In a major change in the law, the Court of Appeals for the Federal Circuit (”CAFC”) held in Transcore v. ETC found that covenants not to sue have the same effect on patent exhaustion as a patent license (i.e. a sale permitted under the covenant not to sue would “exhaust” the patent) http://www.cafc.uscourts.gov/opinions/08-1430.pdf.
Consequently, a first sale that falls within the scope of a patentee’s covenant not to sue is considered “authorized” and exhausts the patent with respect to downstream customers and users. This holding is dramatically different from the assumptions of most lawyers. In fact, lawyers frequently use a convenant not to sue rather than a patent license to avoid patent exhaustion.

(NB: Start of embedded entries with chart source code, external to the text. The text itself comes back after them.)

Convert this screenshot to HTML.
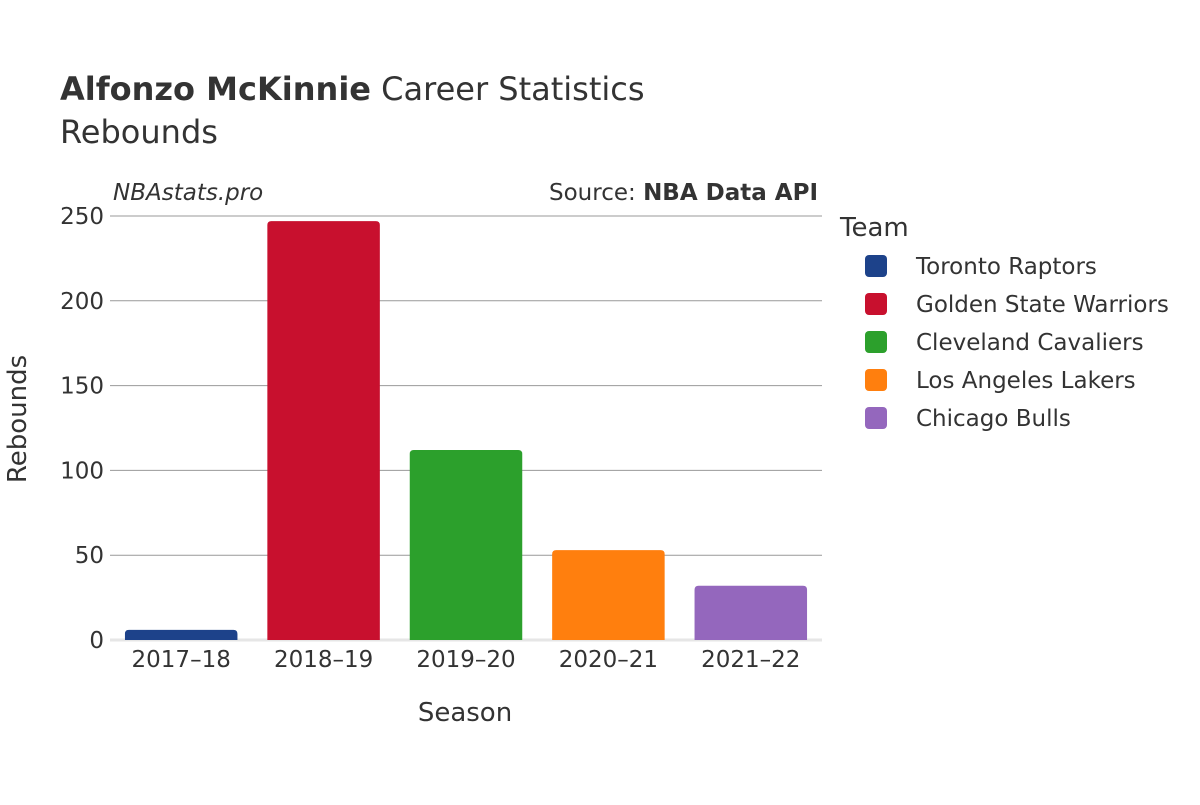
<!DOCTYPE html>
<html><head><meta charset="utf-8"><style>
body{margin:0;background:#fff;font-family:"Liberation Sans","DejaVu Sans",sans-serif;}
svg text{fill:#333;}
</style></head><body>
<svg id="chart" width="1200" height="800" xmlns="http://www.w3.org/2000/svg" font-family="DejaVu Sans, Liberation Sans, sans-serif">
<rect width="1200" height="800" fill="#fff"/>
<text x="60" y="100" font-size="32"><tspan font-weight="bold">Alfonzo McKinnie</tspan> Career Statistics</text>
<text x="60" y="143" font-size="32">Rebounds</text>
<text x="113" y="200" font-size="23" font-style="italic">NBAstats.pro</text>
<text x="818" y="200" font-size="23" text-anchor="end">Source: <tspan font-weight="bold">NBA Data API</tspan></text>
<g id="grid"></g>
<g id="bars"></g>
<g id="xticks"></g>
<text x="465" y="721" font-size="26" text-anchor="middle">Season</text>
<text transform="translate(26,419) rotate(-90)" font-size="26" text-anchor="middle">Rebounds</text>
<g id="legend">
<text x="840" y="236" font-size="26">Team</text>
</g>
</svg>
<script>
const seasons = ["2017–18","2018–19","2019–20","2020–21","2021–22"];
const teams = ["Toronto Raptors","Golden State Warriors","Cleveland Cavaliers","Los Angeles Lakers","Chicago Bulls"];
const rebounds = [6, 247, 112, 53, 32];
const colors = ["#1d428a","#c8102e","#2ca02c","#ff7f0e","#9467bd"];
const yTicks = [0, 50, 100, 150, 200, 250];
const NS = "http://www.w3.org/2000/svg";
const x0 = 110, x1 = 822, y0 = 640, yTop = 216, yMax = 250;
const y = v => y0 - (v / yMax) * (y0 - yTop);
const band = (x1 - x0) / seasons.length;
const bw = band * 0.79;
function mk(tag, attrs, parent){const e=document.createElementNS(NS,tag);for(const k in attrs)e.setAttribute(k,attrs[k]);parent.appendChild(e);return e;}
const grid = document.getElementById('grid');
yTicks.forEach(t=>{
  const l = mk('line',{x1:x0,x2:x1,y1:y(t),y2:y(t),stroke:t===0?'#e6e6e6':'#999','stroke-width':t===0?3:1},grid);
  
  
  const tx = mk('text',{x:104,y:y(t)+8,'font-size':23,'text-anchor':'end'},grid);
  tx.textContent = t;
  
  
});
const bars = document.getElementById('bars');
const xt = document.getElementById('xticks');
seasons.forEach((s,i)=>{
  const cx = x0 + band*(i+0.5);
  const top = y(rebounds[i]);
  const r = mk('path',{d:`M${cx-bw/2},${y0} V${top+4} Q${cx-bw/2},${top} ${cx-bw/2+4},${top} H${cx+bw/2-4} Q${cx+bw/2},${top} ${cx+bw/2},${top+4} V${y0} Z`,fill:colors[i]},bars);
  
  
  const t = mk('text',{x:cx,y:667,'font-size':23,'text-anchor':'middle'},xt);
  t.textContent = s;
  
  
});
const lg = document.getElementById('legend');
teams.forEach((tm,i)=>{
  const yy = 266 + i*38;
  const g = mk('g',{},lg);
  
  
  mk('rect',{x:865,y:yy-11,width:22,height:22,rx:4,fill:colors[i]},g);
  const t = mk('text',{x:916,y:yy+8,'font-size':23},g);
  t.textContent = tm;
});
</script>
</body></html>
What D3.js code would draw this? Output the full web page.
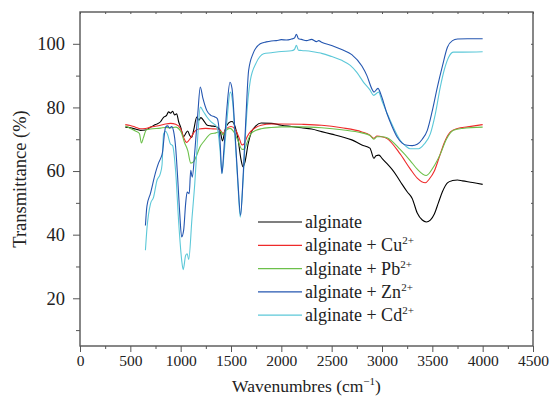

This issue is very important for software licensors, both commercial and open source, because they must now rethink their approach to patent licensing. For example, Red Hat used covenants not to sue in its Firestar settlement to cover certain parts of its ecosystem http://www.redhat.com/f/pdf/blog/patent_settlement_agreement.pdf. This decision means that lawyers need to review their existing agreements to see how this change will effect the rights of their clients. They also need to be much more careful about drafting patent agreements.
Another troubling aspect of the Transcore decision is its finding the covenant not to sue applied to a patent not yet issued at the time of the settlement on the basis of the theory of “legal estoppel.”